Egyptian embassies and consulates have refused to renew the passports of hundreds of Egyptian dissidents abroad, especially those living in Turkey, because Cairo considers Ankara to be the centre of the opposition abroad. Roughly 33,000 Egyptians live in exile in Turkey. If they have the means, Egyptians travel to other countries in the region just to renew their documents or passports including to obtain birth certificates for newborns.

“Surprisingly, not many things will change,” Ghada says about what will happen if her appeal is not successful. “Even if the decision is in my favour and I keep my citizenship, my passport will not be renewed like many others.”

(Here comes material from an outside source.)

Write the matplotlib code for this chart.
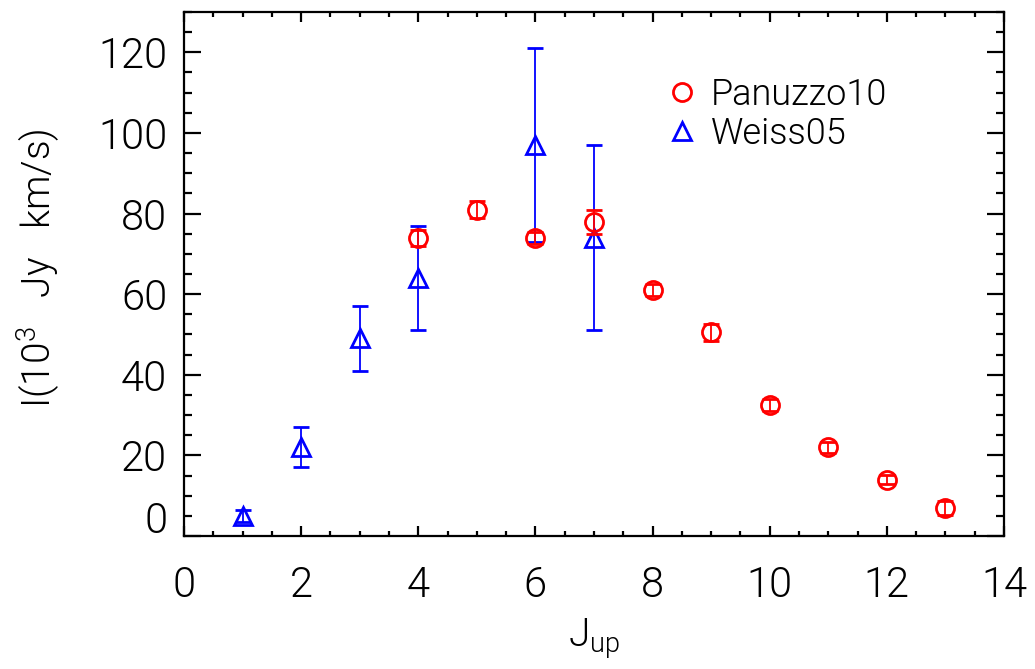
import matplotlib
matplotlib.use("Agg")
import matplotlib.pyplot as plt
from matplotlib.lines import Line2D
from matplotlib.transforms import ScaledTranslation

# ---- data ----
panuzzo_J = [4, 5, 6, 7, 8, 9, 10, 11, 12, 13]
panuzzo_I = [74, 81, 74, 78, 61, 50.5, 32.5, 22, 14, 7]
panuzzo_err = [2, 2.2, 1.5, 3, 1.5, 2.2, 1.5, 1.4, 1.2, 1.8]

weiss_J = [1, 2, 3, 4, 6, 7]
weiss_I = [5, 22, 49, 64, 97, 74]
weiss_err = [1.5, 5, 8, 13, 24, 23]

xticks = [0, 2, 4, 6, 8, 10, 12, 14]
yticks = [0, 20, 40, 60, 80, 100, 120]

FONT = "Roboto"
W = 300
plt.rcParams["font.family"] = [FONT, "DejaVu Sans"]
plt.rcParams["font.weight"] = W
plt.rcParams["axes.labelweight"] = W
plt.rcParams["mathtext.default"] = "regular"

fig = plt.figure(figsize=(10.35, 6.69), dpi=100)
ax = fig.add_axes([184 / 1035, 1 - 536 / 669, 820 / 1035, 524 / 669])

ax.errorbar(weiss_J, weiss_I, yerr=weiss_err, fmt="^", color="blue",
            mfc="none", mec="blue", ms=13, mew=2.0, elinewidth=1.3,
            capsize=6, capthick=1.3, zorder=3)
ax.errorbar(panuzzo_J, panuzzo_I, yerr=panuzzo_err, fmt="o", color="red",
            mfc="none", mec="red", ms=13, mew=2.0, elinewidth=1.3,
            capsize=6, capthick=1.3, zorder=4)

ax.set_xlim(0, 14)
ax.set_ylim(0, 130)
ax.set_xticks(xticks)
ax.set_yticks(yticks)
ax.set_xticks([i * 0.5 for i in range(29)], minor=True)
ax.set_yticks([i * 5 for i in range(27)], minor=True)

for s in ax.spines.values():
    s.set_linewidth(1.6)

ax.tick_params(axis="both", which="both", direction="in", top=True, right=True,
               width=1.6, labelsize=30)
ax.tick_params(axis="x", which="major", length=7.5, pad=21)
ax.tick_params(axis="x", which="minor", length=3.8)
ax.tick_params(axis="y", which="major", length=12, pad=12)
ax.tick_params(axis="y", which="minor", length=6)
for lbl in ax.get_xticklabels() + ax.get_yticklabels():
    lbl.set_fontweight(W)

# shift the bottom "0" label up slightly as in the reference
lbl0 = ax.get_yticklabels()[0]
lbl0.set_transform(lbl0.get_transform() + ScaledTranslation(0, 14 / 72, fig.dpi_scale_trans))

ax.set_xlabel(r"J$_{up}$", fontsize=28, labelpad=7, fontweight=W)
ax.set_ylabel(r"I(10$^{3}$   Jy   km/s)", fontsize=28, fontweight=W)
ax.yaxis.set_label_coords(-0.148, 0.512)

handles = [
    Line2D([], [], ls="none", marker="o", ms=13, mfc="none", mec="red", mew=2.0),
    Line2D([], [], ls="none", marker="^", ms=13, mfc="none", mec="blue", mew=2.0),
]
leg = ax.legend(handles, ["Panuzzo10", "Weiss05"], loc="upper left",
                bbox_to_anchor=(0.585, 0.876), frameon=False,
                prop={"size": 26, "weight": W},
                handlelength=1.0, handletextpad=0.3, labelspacing=0.08,
                borderpad=0, borderaxespad=0)

fig.savefig("out.png", dpi=100)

Since the Egyptian government could just refuse to renew Ghada’s passport the next time it is up for renewal, it’s likely they are making a public example of her as a warning to other regime critics. Their insistence that she holds Syrian nationality is likely to deflect criticism of the fact that under international law you cannot make someone stateless, Egyptian human rights activist Ahmed El-Attar told MEMO.

Ghada’s husband is the famous TV star turned journalist Hesham Abdalla whose passport expired in 2018. Since then, the Egyptian consulate in Istanbul has refused to renew it, and that of their four children. “I am now stateless,” says Ghada.